将来にわたる介護の必要性が認められるのであれば、将来の介護費を請求することができます。
介護の必要性の有無は、後遺障害の内容・程度、日常生活上の不都合の内容・程度、被害者の年齢、医師の指示等を考慮して判断されます。
後遺障害が別表第1の1級(常時介護)または2級(随時介護)であれば、原則として介護の必要性が認められます。
それ以外にも、日常生活上、他者の看視・声掛けが必要となる場合、歩行・昇降、体位変換、排尿・排便、食事、衣服の着脱、入浴などに支障がある場合には、介護の必要性が認められるでしょう。
将来の介護費の算定では、職業付添人(介護福祉士等のプロによる介護)と近親者付添人に区分されます。

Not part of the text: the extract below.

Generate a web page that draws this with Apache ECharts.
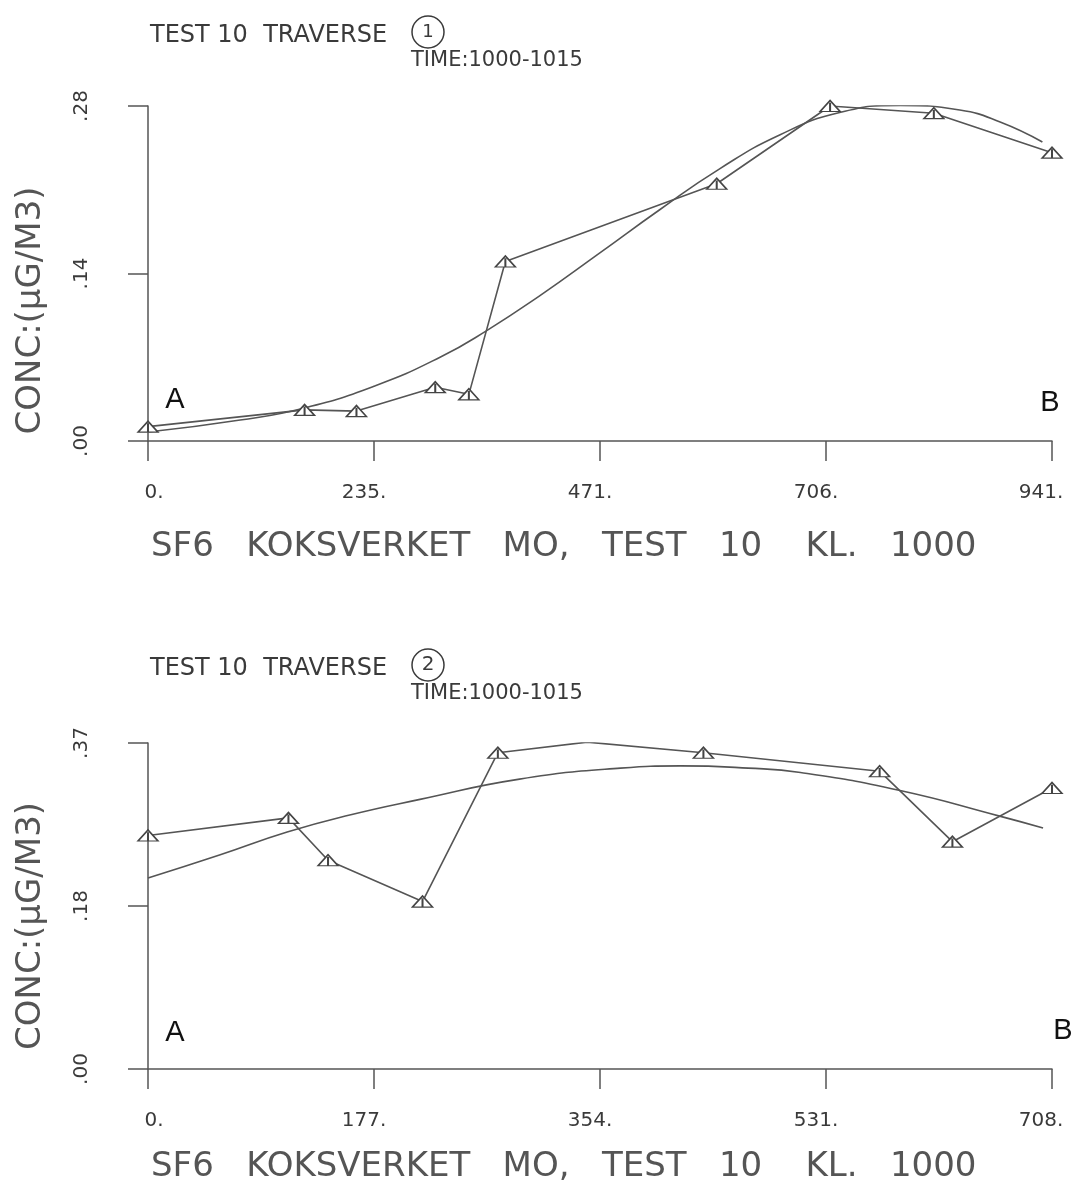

職業付添人を前提とする将来の介護費を請求するためには、被害者の心身の状態、必要となる介護の内容・程度、家庭・生活の環境、同居する親族の有無および介護能力、医師の判断等を考慮し、職業付添人によることの相当性が認められなければなりません。
職業付添人の場合は、実費全額が認められるのが原則です。
実際の裁判例では、日額1万2000円~2万4000円程度の認定となっています。
近親者付添人の場合は、日額8000円が標準額となります。
ただし、遷延性意識障害や四肢麻痺など重篤な後遺障害の場合で、近親者の年齢・体力等から介護の負担が特に大きいと考えられる事案では、8000円を超える日額が認められることがあります。
一方で、常時の介護までは必要としない場合には、必要とされる介護の内容・程度により減額され、日額6000円程度とされることが多いように見受けられます。
また、身体介護までは必要ではなく、看視・声掛けで足りる場合には、日額2000円程度となることもあります。
そして、上記の日額をもとに、「介護費の日額×365日×平均余命年数に対応するライプニッツ係数」により将来の介護費が計算されます。